For most null hypotheses, $c = 0$.  This is why it is called a "null hypothesis".

Alternative hypotheses ($H_1$) are statements of **inequality**.  Example alternative hypotheses are:

<center>$H_1: \ x > c$</center>

<center>$H_1: \ x < c$</center>

<center>$H_1: \ x \ne c$</center>

The most important difference between null and alternative hypotheses is that <font color="red">only null hypotheses are testable.</font> This is why "*hypothesis testing*" is sometimes called "*null hypothesis testing*".

For all hypothesis tests, the final result is usually a probability value, or "p value".

The null hypothesis is rejected when $p < \alpha$, where $\alpha$ is the pre-specified [Type I error rate](https://en.wikipedia.org/wiki/Type_I_and_type_II_errors).
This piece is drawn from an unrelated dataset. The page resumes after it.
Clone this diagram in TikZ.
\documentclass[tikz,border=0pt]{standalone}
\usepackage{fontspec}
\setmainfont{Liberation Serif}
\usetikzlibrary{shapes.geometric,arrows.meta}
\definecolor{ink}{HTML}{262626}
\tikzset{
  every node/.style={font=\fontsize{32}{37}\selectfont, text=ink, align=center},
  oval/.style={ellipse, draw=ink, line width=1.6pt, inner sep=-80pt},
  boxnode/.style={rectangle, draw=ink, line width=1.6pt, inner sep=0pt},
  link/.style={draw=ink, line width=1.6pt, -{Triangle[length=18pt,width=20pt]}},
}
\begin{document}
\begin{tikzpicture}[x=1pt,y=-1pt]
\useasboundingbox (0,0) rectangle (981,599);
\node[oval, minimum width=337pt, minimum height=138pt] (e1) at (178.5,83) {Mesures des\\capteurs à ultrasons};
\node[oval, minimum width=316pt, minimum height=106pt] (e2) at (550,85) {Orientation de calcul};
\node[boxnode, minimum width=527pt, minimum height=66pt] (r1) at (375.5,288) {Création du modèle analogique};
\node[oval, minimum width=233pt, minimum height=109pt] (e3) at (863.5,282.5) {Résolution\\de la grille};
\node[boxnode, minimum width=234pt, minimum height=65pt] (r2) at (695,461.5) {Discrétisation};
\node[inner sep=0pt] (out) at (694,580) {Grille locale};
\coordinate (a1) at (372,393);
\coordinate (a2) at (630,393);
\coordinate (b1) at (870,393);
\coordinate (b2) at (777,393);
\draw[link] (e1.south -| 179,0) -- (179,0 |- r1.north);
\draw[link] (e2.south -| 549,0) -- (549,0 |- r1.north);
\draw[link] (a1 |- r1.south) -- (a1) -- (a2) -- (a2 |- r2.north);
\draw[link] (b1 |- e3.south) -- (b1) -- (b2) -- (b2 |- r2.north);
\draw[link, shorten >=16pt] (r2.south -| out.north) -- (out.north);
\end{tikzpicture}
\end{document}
By convention, $\alpha$=0.05.

This null hypothesis rejection is sometimes called "statistical significance". The probabilistic meaning of this will be discussed in the next lecture.



**Goals**:
* To learn the most common hypothesis testing procedures, and how they are related.
* To learn how to conduct these tests in Python.
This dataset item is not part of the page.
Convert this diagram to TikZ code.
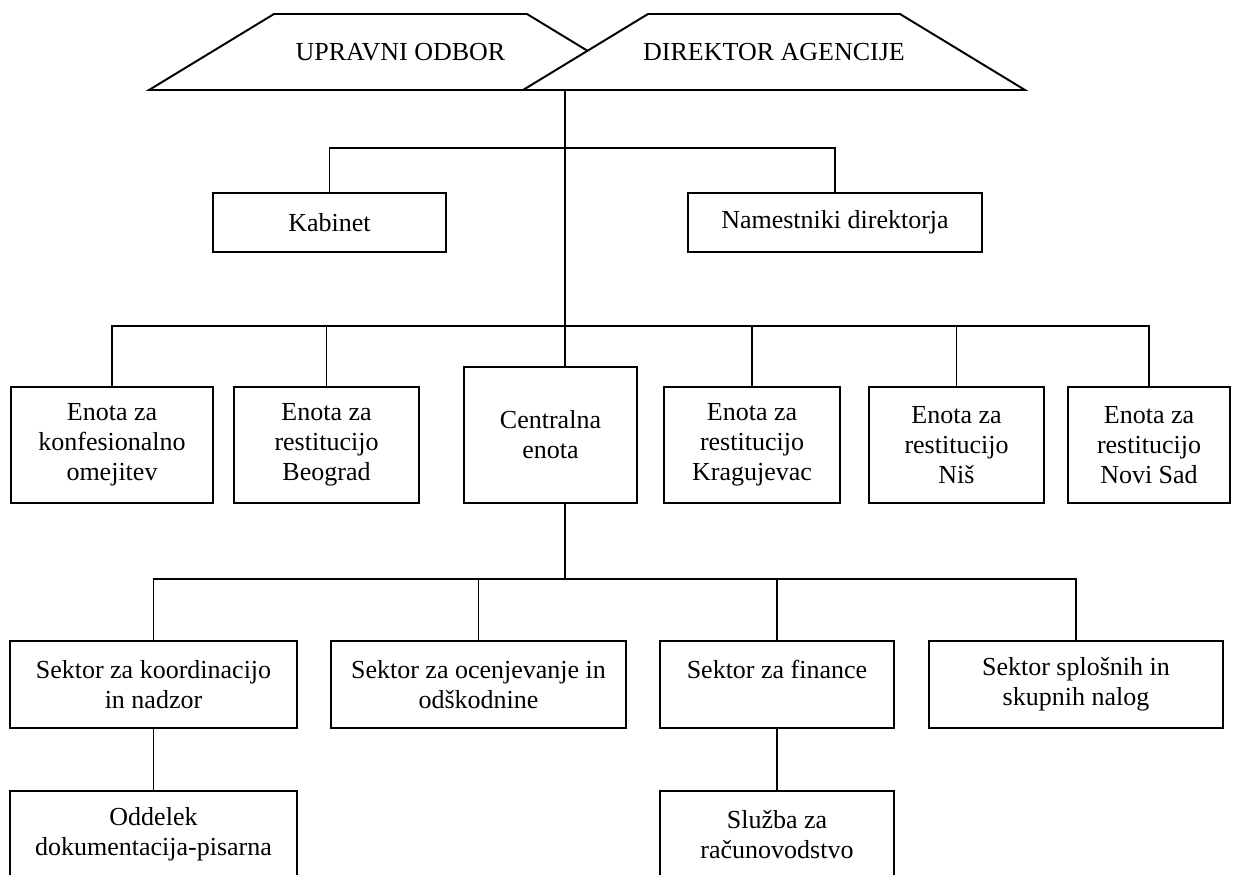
\documentclass[tikz,border=0pt]{standalone}
\usepackage{fontspec}
\setmainfont{Liberation Serif}
\newcommand{\px}{0.4615pt}

\begin{document}
\begin{tikzpicture}
    [
        x=\px, y=-\px,
        line width=0.9pt,
        every node/.style={font=\fontsize{12}{13.8}\selectfont},
        box/.style 2 args={rectangle,draw=black,line width=0.9pt,align=center,inner sep=0pt,
            minimum width=#1*\px,minimum height=#2*\px},
    ]

\useasboundingbox (0,0) rectangle (1235,874);
\fill[white] (0,0) rectangle (1235,874);

% top
\draw[fill=white] (149,90) -- (274,14) -- (527,14) -- (652,90) -- cycle;
\node (uo) at (400.5,52) {UPRAVNI ODBOR};
\draw[fill=white] (523,90) -- (648,14) -- (900,14) -- (1025,90) -- cycle;
\node (da) at (774,52) {DIREKTOR AGENCIJE};
\coordinate (spine) at (565,90);
\coordinate (bar1) at (0,148);
\coordinate (bar2) at (0,326);
\coordinate (bar3) at (0,579);

\node[box={233}{59}] (kab) at (329.5,222.5) {Kabinet};
\node[box={294}{59}] (nam) at (835,222.5) {Namestniki direktorja};

% enote
\foreach \n/\x/\w/\t in {k1/112/202/{Enota za\\konfesionalno\\omejitev},
    k2/326.5/185/{Enota za\\restitucijo\\Beograd},
    k4/752/176/{Enota za\\restitucijo\\Kragujevac},
    k5/956.5/175/{Enota za\\restitucijo\\Niš},
    k6/1149/162/{Enota za\\restitucijo\\Novi Sad}}
    \node[box={\w}{116}] (\n) at (\x,445) {\t};
\node[box={173}{136}] (cen) at (550.5,435) {Centralna\\enota};

% sektorji
\node[box={287}{87}] (s1) at (153.5,684.5) {Sektor za koordinacijo\\in nadzor};
\node[box={295}{87}] (s2) at (478.5,684.5) {Sektor za ocenjevanje in\\odškodnine};
\node[box={234}{87}] (s3) at (777,684.5) {Sektor za finance\\\mbox{}};
\node[box={294}{87}] (s4) at (1076,684.5) {Sektor splošnih in\\skupnih nalog};

\node[box={287}{87}] (o1) at (153.5,834.5) {Oddelek\\dokumentacija-pisarna};
\node[box={234}{87}] (o2) at (777,834.5) {Služba za\\računovodstvo};

% povezave
\draw (spine) -- (spine |- cen.north);
\draw (spine |- cen.south) -- (spine |- bar3);
\draw (kab.north) -- (kab.north |- bar1) -- (nam.north |- bar1) -- (nam.north);
\draw (k1.north) -- (k1.north |- bar2) -- (k6.north |- bar2) -- (k6.north);
\foreach \n in {k2,k4,k5}
    \draw (\n.north) -- (\n.north |- bar2);
\draw (s1.north) -- (s1.north |- bar3) -- (s4.north |- bar3) -- (s4.north);
\foreach \n in {s2,s3}
    \draw (\n.north) -- (\n.north |- bar3);
\draw (s1.south) -- (o1.north);
\draw (s3.south) -- (o2.north);
\end{tikzpicture}
\end{document}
In the next lecture, we will consider how hypothesis testing and probability are related. In particular, we will show that hypothesis testing and the previous lecture (Probability I: Random variables) are very closely related.

___

## Types of hypothesis tests

The following five types of hypothesis tests are considered in this notebook:

* One-sample t test
* Paired t test
* Two-sample t test
* Regression
* One-way ANOVA

These tests have different names, but they are all very closely related. All tests are consequences of the mathematics of the [Normal distribution](https://en.wikipedia.org/wiki/Normal_distribution). Understanding why is mathematically difficult, but it is conceptually simple. Nevertheless, to understand the conceptual connection between these tests and the Normal distribution, it is easiest to conduct the tests first, and understand their basics. This lecture thus focusses on the tests themselves. The next lecture will consider more deeply how the tests are conceptually connected to the Normal distribution.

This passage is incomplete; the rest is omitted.